Wednesday, January 30, 2013

Manufacturing in America

Mary Andringa, president and CEO of Iowa manufacturer Vermeer Corporation and then-board chair at the National Association of Manufacturers recently said in an NBC interview.
"What’s really outstanding is the fact that in 2010, the U.S. had an output of $4.8 trillion of manufactured goods. That was up from $4.1 (trillion) in 2000 — and we’ve been through two recessions in the past decade.
Five million manufacturing jobs were lost in the U.S. in the last decade. But new jobs have been created too, and believe it or not, many manufacturers in the U.S. are looking for help.
As economist and George Mason University Professor Walter Williams pointed out in a 2011 column:
(In) 1900 … about 41 percent of our labor force was employed in agriculture. By 2008, fewer than 3 percent of Americans were employed in agriculture. … [O]ur farmers are the world’s most productive. As a result, Americans are better off.
In 1970, the telecommunications industry employed 421,000 workers as switchboard operators, annually handling 9.8 billion long-distance calls. Today the telecommunications industry employs only 78,000 operators … (processing) more than 100 billion long-distance calls a year.

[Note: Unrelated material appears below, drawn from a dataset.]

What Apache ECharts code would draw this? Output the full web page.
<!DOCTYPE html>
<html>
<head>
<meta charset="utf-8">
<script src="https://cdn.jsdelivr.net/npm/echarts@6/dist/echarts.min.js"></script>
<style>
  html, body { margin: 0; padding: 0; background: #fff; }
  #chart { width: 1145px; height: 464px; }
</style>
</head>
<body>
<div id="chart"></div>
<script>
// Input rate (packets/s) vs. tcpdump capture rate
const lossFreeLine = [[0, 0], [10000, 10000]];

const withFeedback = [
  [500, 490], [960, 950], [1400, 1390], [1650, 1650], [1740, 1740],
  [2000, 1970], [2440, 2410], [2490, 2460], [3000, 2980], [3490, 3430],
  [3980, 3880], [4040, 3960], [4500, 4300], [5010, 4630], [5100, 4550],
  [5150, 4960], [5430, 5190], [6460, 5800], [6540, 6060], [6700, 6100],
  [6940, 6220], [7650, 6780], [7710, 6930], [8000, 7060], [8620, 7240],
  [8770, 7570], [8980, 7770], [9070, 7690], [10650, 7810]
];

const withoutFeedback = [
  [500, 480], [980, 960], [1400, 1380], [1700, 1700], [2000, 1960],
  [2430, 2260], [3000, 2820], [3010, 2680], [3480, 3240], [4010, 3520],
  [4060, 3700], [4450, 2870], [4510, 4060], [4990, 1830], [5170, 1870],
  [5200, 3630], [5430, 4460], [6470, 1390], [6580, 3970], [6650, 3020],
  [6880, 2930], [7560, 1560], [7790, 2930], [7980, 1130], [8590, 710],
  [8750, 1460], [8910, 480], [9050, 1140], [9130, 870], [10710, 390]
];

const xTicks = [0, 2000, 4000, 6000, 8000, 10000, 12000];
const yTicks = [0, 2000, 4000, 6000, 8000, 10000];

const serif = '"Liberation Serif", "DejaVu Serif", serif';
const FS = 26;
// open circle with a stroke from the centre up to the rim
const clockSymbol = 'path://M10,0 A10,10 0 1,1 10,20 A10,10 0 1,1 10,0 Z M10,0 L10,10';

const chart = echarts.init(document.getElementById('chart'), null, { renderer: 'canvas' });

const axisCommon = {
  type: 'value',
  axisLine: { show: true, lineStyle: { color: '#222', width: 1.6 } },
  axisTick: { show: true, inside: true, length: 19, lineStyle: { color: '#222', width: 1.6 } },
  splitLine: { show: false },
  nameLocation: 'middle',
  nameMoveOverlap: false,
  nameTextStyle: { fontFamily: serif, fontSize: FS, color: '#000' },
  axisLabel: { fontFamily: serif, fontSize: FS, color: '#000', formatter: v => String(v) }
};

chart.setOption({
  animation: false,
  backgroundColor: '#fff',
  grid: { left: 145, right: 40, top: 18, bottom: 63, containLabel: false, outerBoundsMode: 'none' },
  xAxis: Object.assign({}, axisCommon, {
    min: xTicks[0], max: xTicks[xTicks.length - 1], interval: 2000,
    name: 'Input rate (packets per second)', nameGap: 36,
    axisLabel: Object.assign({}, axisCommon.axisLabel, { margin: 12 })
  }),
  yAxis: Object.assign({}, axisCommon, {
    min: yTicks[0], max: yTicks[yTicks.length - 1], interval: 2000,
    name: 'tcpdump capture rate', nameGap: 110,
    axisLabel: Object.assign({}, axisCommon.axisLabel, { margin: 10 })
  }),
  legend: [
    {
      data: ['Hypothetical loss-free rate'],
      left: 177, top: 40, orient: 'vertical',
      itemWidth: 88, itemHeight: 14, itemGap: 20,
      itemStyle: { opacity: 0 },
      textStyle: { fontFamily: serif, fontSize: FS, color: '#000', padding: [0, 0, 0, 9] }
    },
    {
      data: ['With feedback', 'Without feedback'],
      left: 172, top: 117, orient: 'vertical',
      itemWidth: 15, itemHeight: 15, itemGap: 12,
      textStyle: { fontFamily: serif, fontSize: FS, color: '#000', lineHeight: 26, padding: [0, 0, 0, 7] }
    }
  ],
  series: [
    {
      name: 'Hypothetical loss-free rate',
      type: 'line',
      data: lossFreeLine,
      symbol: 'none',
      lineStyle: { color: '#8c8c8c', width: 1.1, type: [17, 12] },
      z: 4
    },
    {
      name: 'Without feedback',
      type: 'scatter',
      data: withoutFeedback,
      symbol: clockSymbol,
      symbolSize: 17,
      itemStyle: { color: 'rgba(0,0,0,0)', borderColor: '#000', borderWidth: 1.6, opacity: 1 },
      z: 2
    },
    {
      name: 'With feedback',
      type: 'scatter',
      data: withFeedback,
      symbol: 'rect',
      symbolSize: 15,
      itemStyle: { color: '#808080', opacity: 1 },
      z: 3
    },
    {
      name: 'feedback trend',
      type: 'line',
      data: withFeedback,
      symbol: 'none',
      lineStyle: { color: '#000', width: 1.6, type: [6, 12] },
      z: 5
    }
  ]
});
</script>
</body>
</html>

Fifty years ago, a typical textile worker operated five machines capable of running thread through a loom 100 times a minute. Today machines run six times as fast, and one worker can oversee 100 of them.

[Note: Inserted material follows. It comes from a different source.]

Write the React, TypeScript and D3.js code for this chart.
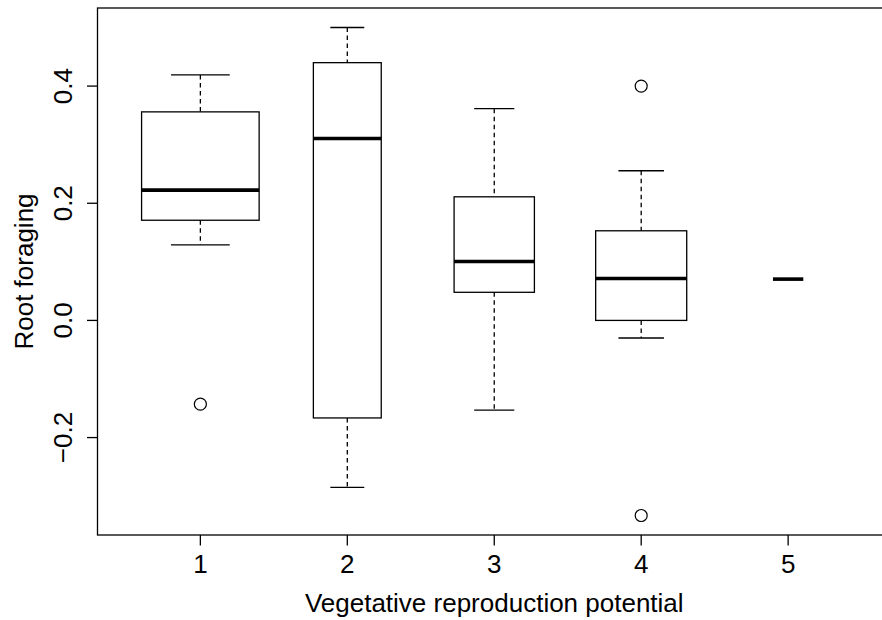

You say, “Williams, certain jobs are destroyed by technology.” You’re right, but many more are created.
 
 With all due respect to Professor Williams above, he would be right about enough replacement jobs being created if we were living in a genuine free-market economy. Unfortunately, that’s not where we are in this nation. Virtually all of the reasons why sufficient job growth isn’t occurring can be traced to the Obama administration’s market-hostile economic policies and postures.
Here are some of the administrations policies that limit the economic growth in the economy.

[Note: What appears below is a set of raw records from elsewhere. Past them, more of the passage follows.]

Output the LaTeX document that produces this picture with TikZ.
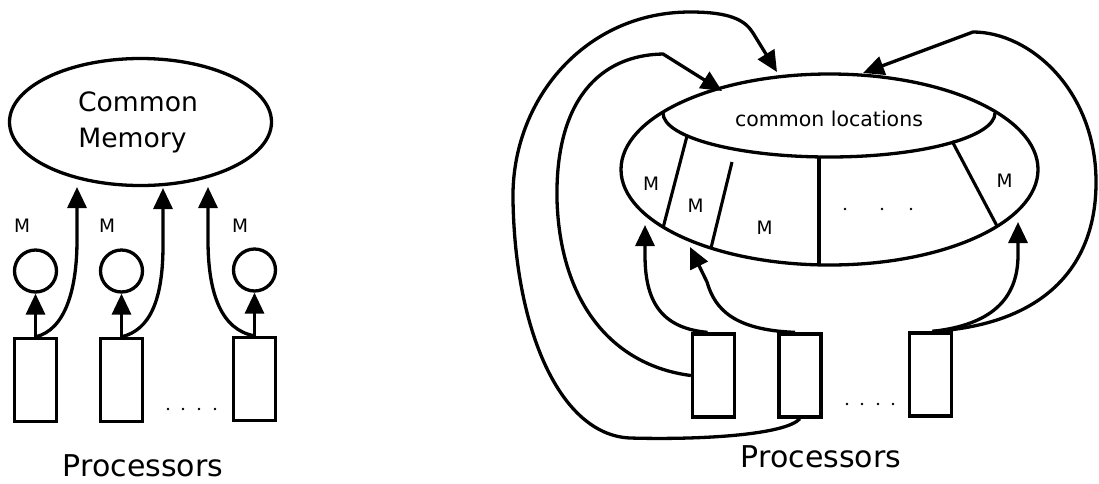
\documentclass[tikz,border=0pt]{standalone}
\usepackage{fontspec}
\setmainfont{DejaVu Sans}
\usetikzlibrary{shapes.geometric,arrows.meta}
\begin{document}
\begin{tikzpicture}[x=1pt,y=-1pt,line width=3.3pt,
  tip/.style={-{Triangle[length=21pt,width=19pt]}},
  proc/.style={draw,rectangle,minimum width=42pt,minimum height=83pt,inner sep=0pt},
  loc/.style={draw,circle,minimum size=42pt,inner sep=0pt},
  mlab/.style={font=\fontsize{18.5}{19}\selectfont,inner sep=0pt,anchor=base},
  bigtxt/.style={font=\fontsize{26.6}{27}\selectfont,inner sep=0pt,anchor=base},
  proctxt/.style={font=\fontsize{30}{30}\selectfont,inner sep=0pt,anchor=base},
  loctxt/.style={font=\fontsize{20.5}{21}\selectfont,inner sep=0pt,anchor=base},
  dot/.style={circle,fill,inner sep=0pt,minimum size=2.8pt},
  part/.style={line width=3.1pt}]
\fill[white] (0,0) rectangle (1099,483);
\useasboundingbox (0,0) rectangle (1099,483);

% ---------------- left diagram ----------------
\node[draw,ellipse,minimum width=262pt,minimum height=127pt,inner sep=0pt] (cm) at (140.5,122) {};
\node[bigtxt] (cmt1) at (138,111) {Common};
\node[bigtxt] (cmt2) at (132.5,147) {Memory};

\node[proc] (p1) at (35.5,380) {};
\node[proc] (p2) at (121.5,380) {};
\node[proc] (p3) at (254.5,379) {};
\node[loc] (m1) at (35.5,271) {};
\node[loc] (m2) at (121.5,271) {};
\node[loc] (m3) at (254.5,270) {};
\node[mlab] (ml1) at (22,232) {M};
\node[mlab] (ml2) at (107,232) {M};
\node[mlab] (ml3) at (240,232) {M};

\draw[tip] (p1.north) -- (m1.south);
\draw[tip] (p2.north) -- (m2.south);
\draw[tip] (p3.north) -- (m3.south);

\coordinate (lt1) at (77,187);
\coordinate (lt2) at (163,188);
\coordinate (lt3) at (208,187);
\draw[tip] (p1.north) .. controls (65,330) and (77,290) .. (77,240) -- (lt1);
\draw[tip] (p2.north) .. controls (150,330) and (163,300) .. (163,245) -- (lt2);
\draw[tip] (p3.north) .. controls (222,330) and (208,295) .. (208,240) -- (lt3);

\foreach \x [count=\i] in {168,183,199,215} \node[dot] (ld\i) at (\x,409) {};
\node[proctxt] (lproc) at (143,476) {Processors};

% ---------------- right diagram ----------------
\node[draw,ellipse,minimum width=417pt,minimum height=191pt,inner sep=0pt] (outer) at (829.5,169.5) {};
\draw (663,113) arc[start angle=180,end angle=360,x radius=166pt,y radius=44pt];
\node[loctxt] (loc) at (829,126) {common locations};

\draw[part] (687,136) -- (663,228);
\draw[part] (732,162) -- (711,248);
\draw[part] (819,157) -- (819,265);
\draw[part] (952,141) -- (997,226);

\node[mlab] (rm1) at (651,190) {M};
\node[mlab] (rm2) at (695.5,212) {M};
\node[mlab] (rm3) at (764.5,234) {M};
\node[mlab] (rm4) at (1004.5,187) {M};
\foreach \x [count=\i] in {845,882,911} \node[dot] (ed\i) at (\x,209) {};

\node[proc] (r1) at (713.5,375.5) {};
\node[proc] (r2) at (800,375.5) {};
\node[proc] (r3) at (930.5,374.5) {};
\foreach \x [count=\i] in {847,862,878,893} \node[dot] (rd\i) at (\x,404) {};
\node[proctxt] (rproc) at (821,467) {Processors};

% arrows into the memory ring from below
\coordinate (d1) at (645,225);
\coordinate (d2) at (690,247);
\coordinate (d3) at (1018,222);
\draw[tip] ([xshift=-6pt]r1.north) .. controls (660,328) and (645,300) .. (645,255) -- (d1);
\draw[tip] ([xshift=-5pt]r2.north) .. controls (735,330) and (715,310) .. (707,282) -- (d2);
\draw[tip] ([xshift=2pt]r3.north) .. controls (990,325) and (1018,300) .. (1018,255) -- (d3);

% long arrows into the common locations
\coordinate (ta) at (777,72);
\coordinate (tb) at (722,91);
\coordinate (tc) at (863,73);
\draw[tip] (r2.south) .. controls (785,435) and (700,440) .. (630,438)
  .. controls (560,435) and (515,330) .. (513,200)
  .. controls (511,100) and (585,12) .. (690,12)
  .. controls (730,12) and (745,20) .. (753,33) -- (ta);
\draw[tip] (r1.west) .. controls (610,365) and (560,300) .. (557,200)
  .. controls (555,100) and (600,55) .. (663,54) -- (tb);
\draw[tip] ([xshift=2pt]r3.north) .. controls (1040,325) and (1097,270) .. (1096,180)
  .. controls (1095,90) and (1030,32) .. (973,32) -- (tc);
\end{tikzpicture}
\end{document}
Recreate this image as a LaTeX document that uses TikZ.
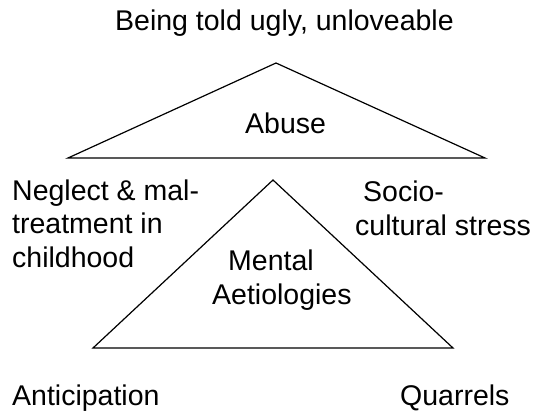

  • The war on fossil fuels, which has limited job growth in energy-related industries and caused prices to be higher than they should be for everyone else.
  • Cronyism on steroids.
  • Trillion-dollar deficit spending.
  • New bureaucracies like Dodd-Frank’s Consumer Financial Bureau, which Congress can’t legally touch.
  • Unemployment and other government benefits which make remaining unemployed relatively attractive, or a least a more tolerable circumstance than it should be, and for a longer period of time than should be necessary.
  • Onerous labor laws and regulations.
  • Federal, state, and local tax increases.
  • Last but certainly not least, Obamacare

  • Until recently when we were overtaken by China the USA was the largest manufacturer in the world and we are still the most productive, exceeding #2 China by 40%.
    Manufacturing is not dead in America, yet.